I just had to share this post from Amalah.com, not for the part about the business trip, but for the photo below the fold. It reminds me of the time we lost Luke Skywalker’s head in the garbage disposal…
I was washing Luke because he had some sort of gross, sticky, day-old gunk on his head, and as I was giving him a good scrubbing, his head popped off, and I couldn’t find it anywhere, and my son was distraught, and OMG WHAT ARE WE DOING TO DO, and husband says why did you lose his head, like I did it on purpose, and it was just a complete fucking disaster, which we promptly forgot about 4.5 seconds later.
A few days after this horrific incident, I turned on the garbage disposal, and it made this GOD AWFUL noise, and literally ground to a stop.
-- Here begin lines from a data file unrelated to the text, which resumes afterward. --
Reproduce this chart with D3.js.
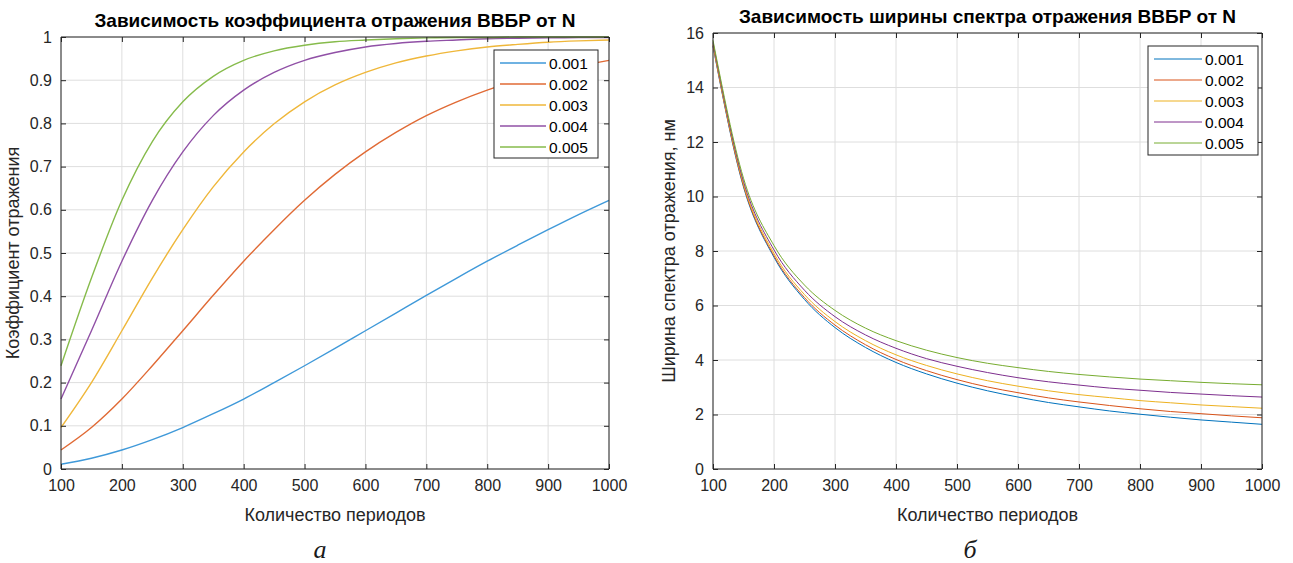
<!DOCTYPE html>
<html><head><meta charset="utf-8">
<script src="https://cdn.jsdelivr.net/npm/d3@7"></script>
<style>
body{margin:0;background:#fff;}
svg{display:block;font-family:"Liberation Sans",Arial,sans-serif;}
</style></head>
<body>
<svg id="chart" width="1293" height="563"></svg>
<script>
// ---------- data ----------
const periods = [100,150,200,250,300,350,400,450,500,550,600,650,700,750,800,850,900,950,1000];
const seriesNames = ["0.001","0.002","0.003","0.004","0.005"];
const xTicks = [100,200,300,400,500,600,700,800,900,1000];
const reflTicks = [0,0.1,0.2,0.3,0.4,0.5,0.6,0.7,0.8,0.9,1];
const widthTicks = [0,2,4,6,8,10,12,14,16];

// reflection coefficient (panel a)
const refl001 = [0.011,0.025,0.044,0.068,0.096,0.128,0.162,0.200,0.239,0.279,0.320,0.361,0.402,0.442,0.481,0.518,0.554,0.589,0.622];
const refl002 = [0.044,0.096,0.162,0.239,0.320,0.402,0.481,0.554,0.622,0.682,0.734,0.779,0.818,0.850,0.877,0.900,0.918,0.933,0.946];
const refl003 = [0.096,0.200,0.320,0.442,0.554,0.653,0.734,0.799,0.850,0.889,0.918,0.940,0.956,0.968,0.977,0.983,0.988,0.991,0.993];
const refl004 = [0.162,0.320,0.481,0.622,0.734,0.818,0.877,0.918,0.946,0.964,0.977,0.985,0.990,0.993,0.996,0.997,0.998,0.999,0.999];
const refl005 = [0.239,0.442,0.622,0.758,0.850,0.909,0.946,0.968,0.981,0.989,0.993,0.996,0.998,0.999,0.999,1.000,1.000,1.000,1.000];

// spectral width, nm (panel b)
const width001 = [15.51,10.35,7.77,6.22,5.19,4.46,3.91,3.49,3.15,2.87,2.64,2.44,2.28,2.13,2.01,1.90,1.80,1.72,1.64];
const width002 = [15.54,10.39,7.82,6.29,5.28,4.56,4.02,3.61,3.28,3.01,2.80,2.61,2.46,2.33,2.21,2.11,2.03,1.95,1.88];
const width003 = [15.58,10.46,7.91,6.40,5.41,4.71,4.19,3.80,3.49,3.24,3.04,2.87,2.73,2.62,2.51,2.43,2.35,2.29,2.23];
const width004 = [15.65,10.55,8.04,6.56,5.59,4.92,4.43,4.05,3.77,3.54,3.35,3.20,3.08,2.97,2.89,2.81,2.75,2.69,2.64];
const width005 = [15.73,10.67,8.20,6.75,5.82,5.17,4.71,4.36,4.09,3.88,3.72,3.58,3.47,3.38,3.30,3.24,3.18,3.13,3.09];

const colorsA = ["#3f99d9","#e06a35","#efb73a","#9050a6","#86bb4b"];
const colorsB = ["#0072BD","#D95319","#EDB120","#7E2F8E","#77AC30"];

// ---------- drawing ----------
const svg = d3.select("#chart");
const AXC = "#262626";

function panel(cfg){
  const g = svg.append("g");
  const x = d3.scaleLinear().domain([100,1000]).range([cfg.x0,cfg.x1]);
  const y = d3.scaleLinear().domain(cfg.ydom).range([cfg.y1,cfg.y0]);
  // grid
  g.append("g").selectAll("line").data(xTicks).join("line")
    .attr("x1",d=>x(d)).attr("x2",d=>x(d)).attr("y1",cfg.y0).attr("y2",cfg.y1)
    .attr("stroke","#dedede").attr("stroke-width",1);
  g.append("g").selectAll("line").data(cfg.yticks).join("line")
    .attr("x1",cfg.x0).attr("x2",cfg.x1).attr("y1",d=>y(d)).attr("y2",d=>y(d))
    .attr("stroke","#dedede").attr("stroke-width",1);
  // lines
  const line = d3.line().x((d,i)=>x(periods[i])).y(d=>y(d)).curve(d3.curveMonotoneX);
  cfg.series.forEach((s,i)=>{
    g.append("path").attr("d",line(s)).attr("fill","none")
      .attr("stroke",cfg.colors[i]).attr("stroke-width",cfg.lw);
  });
  // axes
  const ts = 5;
  const bottom = g.append("g").attr("transform",`translate(0,${cfg.y1})`)
    .call(d3.axisBottom(x).tickValues(xTicks).tickSize(-ts).tickPadding(11).tickFormat(d3.format("d")));
  const top = g.append("g").attr("transform",`translate(0,${cfg.y0})`)
    .call(d3.axisTop(x).tickValues(xTicks).tickSize(-ts).tickFormat(""));
  const left = g.append("g").attr("transform",`translate(${cfg.x0},0)`)
    .call(d3.axisLeft(y).tickValues(cfg.yticks).tickSize(-ts).tickPadding(9).tickFormat(cfg.yfmt));
  const right = g.append("g").attr("transform",`translate(${cfg.x1},0)`)
    .call(d3.axisRight(y).tickValues(cfg.yticks).tickSize(-ts).tickFormat(""));
  [bottom,top,left,right].forEach(a=>{
    a.select(".domain").attr("stroke",AXC).attr("stroke-width",1)
      .attr("d", a===bottom||a===top ? `M${cfg.x0},0H${cfg.x1}` : `M0,${cfg.y0}V${cfg.y1}`);
    a.selectAll(".tick line").attr("stroke",AXC);
    a.selectAll("text").attr("fill",AXC).style("font-size","16px").style("font-family","Liberation Sans, Arial, sans-serif");
  });
  // title
  g.append("text").attr("x",(cfg.x0+cfg.x1)/2).attr("y",cfg.y0-10).attr("text-anchor","middle")
    .style("font-size","19px").style("font-weight","bold").attr("fill","#000").text(cfg.title);
  // x label
  g.append("text").attr("x",(cfg.x0+cfg.x1)/2).attr("y",cfg.y1+52).attr("text-anchor","middle")
    .style("font-size","18px").attr("fill",AXC).text("Количество периодов");
  // y label
  g.append("text").attr("transform",`translate(${cfg.ylabX},${(cfg.y0+cfg.y1)/2}) rotate(-90)`)
    .attr("text-anchor","middle").style("font-size","18px").attr("fill",AXC).text(cfg.ylab);
  // legend
  const L = cfg.leg;
  g.append("rect").attr("x",L.x).attr("y",L.y).attr("width",L.w).attr("height",L.h)
    .attr("fill","#fff").attr("stroke",AXC).attr("stroke-width",1);
  seriesNames.forEach((n,i)=>{
    const yy = L.y + 13 + i*L.step;
    g.append("line").attr("x1",L.x+6).attr("x2",L.x+6+L.len).attr("y1",yy).attr("y2",yy)
      .attr("stroke",cfg.colors[i]).attr("stroke-width",cfg.lw);
    g.append("text").attr("x",L.x+9+L.len).attr("y",yy+5.5).style("font-size","15.5px")
      .attr("fill","#000").text(n);
  });
  // sub-caption
  g.append("text").attr("x",cfg.capX).attr("y",558).attr("text-anchor","middle")
    .style("font-family","Liberation Serif, serif").style("font-style","italic").style("font-size","26px")
    .attr("fill","#1a1a1a").text(cfg.cap);
}

panel({x0:61,x1:609,y0:37,y1:469,ydom:[0,1],yticks:reflTicks,yfmt:d=>d===0||d===1?d3.format("d")(d):d3.format(".1f")(d),
  series:[refl001,refl002,refl003,refl004,refl005],colors:colorsA,lw:1.4,
  title:"Зависимость коэффициента отражения ВВБР от N",ylab:"Коэффициент отражения",ylabX:19,
  leg:{x:494,y:50,w:104,h:108,step:21,len:46},cap:"а",capX:320});

panel({x0:713,x1:1262,y0:33,y1:469,ydom:[0,16],yticks:widthTicks,yfmt:d3.format("d"),
  series:[width001,width002,width003,width004,width005],colors:colorsB,lw:1,
  title:"Зависимость ширины спектра отражения ВВБР от N",ylab:"Ширина спектра отражения, нм",ylabX:675,
  leg:{x:1148,y:46,w:110,h:109,step:21,len:48},cap:"б",capX:970});
</script>
</body></html>
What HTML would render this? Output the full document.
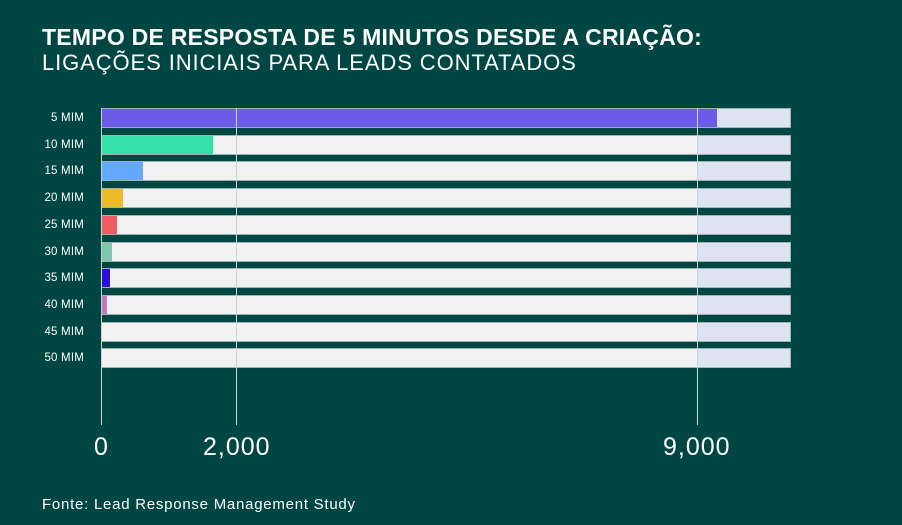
<!DOCTYPE html><html><head><style>
body{margin:0;width:902px;height:525px;background:#004643;font-family:"Liberation Sans",sans-serif;color:#fff;overflow:hidden;position:relative}
.t{position:absolute;left:42px;top:24px;font-size:23px;font-weight:bold;letter-spacing:0.25px}
.s{position:absolute;left:42px;top:50px;font-size:22px;letter-spacing:0.9px}
.lab{position:absolute;left:0;width:84px;text-align:right;font-size:11.5px;letter-spacing:0.2px}
.row{position:absolute;left:102px;width:688px;height:18px;background:#f1f1f1;box-shadow:0 0 0 1px #9fb3b3}
.row .r{position:absolute;left:596px;right:0;top:0;bottom:0;background:#dde3f0}
.row .b{position:absolute;left:0;top:0;bottom:0}
.g{position:absolute;top:108px;height:317px;width:1px;background:#c9d3d3}
.tk{position:absolute;top:433px;font-size:25px;letter-spacing:1px}
.src{position:absolute;left:42px;top:496px;font-size:15px;letter-spacing:0.75px}
</style></head><body>
<div class="t">TEMPO DE RESPOSTA DE 5 MINUTOS DESDE A CRIAÇÃO:</div>
<div class="s">LIGAÇÕES INICIAIS PARA LEADS CONTATADOS</div>
<div id="c"></div>
<div class="g" style="left:101px"></div><div class="g" style="left:236px"></div><div class="g" style="left:697px"></div>
<div class="tk" style="left:94px">0</div>
<div class="tk" style="left:203px">2,000</div>
<div class="tk" style="left:663px">9,000</div>
<div class="src">Fonte: Lead Response Management Study</div>
<script>
var d=[["5 MIM",615,"#6b5be6"],["10 MIM",111,"#36e2ab"],["15 MIM",41,"#64a8ff"],["20 MIM",21,"#ecba2a"],["25 MIM",15,"#ef5b63"],["30 MIM",10,"#7fc4ac"],["35 MIM",8,"#2a0fd8"],["40 MIM",5,"#c17bbf"],["45 MIM",0,""],["50 MIM",0,""]];
var h="";d.forEach(function(x,i){var y=109+i*26.7;
h+='<div class="lab" style="top:'+(y+3)+'px">'+x[0]+'</div><div class="row" style="top:'+y+'px"><div class="r"></div>'+(x[1]?'<div class="b" style="width:'+x[1]+'px;background:'+x[2]+'"></div>':'')+'</div>';});
document.getElementById("c").innerHTML=h;
</script>
</body></html>
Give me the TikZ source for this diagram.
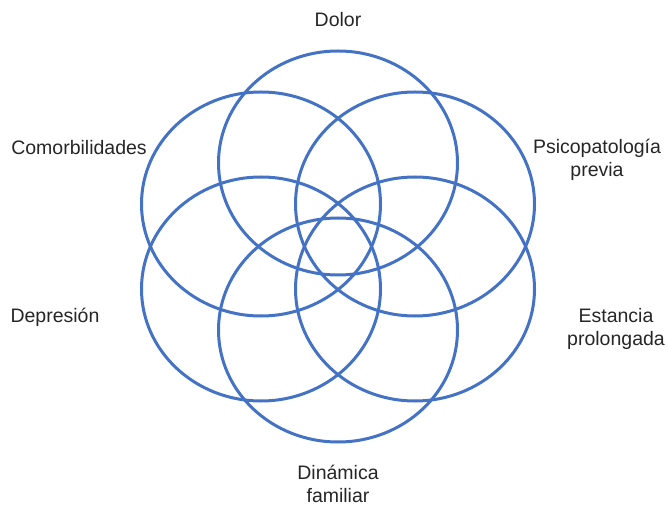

I’m thinking, oh great, now I’ve got to call the plumber, and how much is that going to cost, and so I search the internet like a fool getting all kinds of advice on how to unstick a garbage disposal, one technique apparently requiring a broomstick and a flame-thrower. So, just as I am about to capitulate to the agony of defeat and send several hundred dollars down the non-working drain, I finally have this most amazing thought – why don’t I take that rubber thingy that covers the drain out, so I can actually see into the disposal. WOW, I fucking amaze myself sometimes!
I don’t know if you’ve ever removed that rubber thingy, but OMG it is disgusting! I about hurl at the sight of this brown slime on the underside of that thing, but soldier on. I stick my hand down there (no, I don’t think we turned off the power, that would have been too logical) and try to move the blades without slicing off my fingers. They give a little, and then POP, out flies Luke’s head, which looks like, and smells like, it had been chewed on by a wampa. Husband, always helpful, says “way to go,” and not like “way to save us $100 for not having to call the plumber,” but like “way to go you fractured Luke’s skull.” Not being as creative as Amy with her juice straw light sabers, I retired Luke to the rest home for unrepairable toys. We did salvage his light saber though.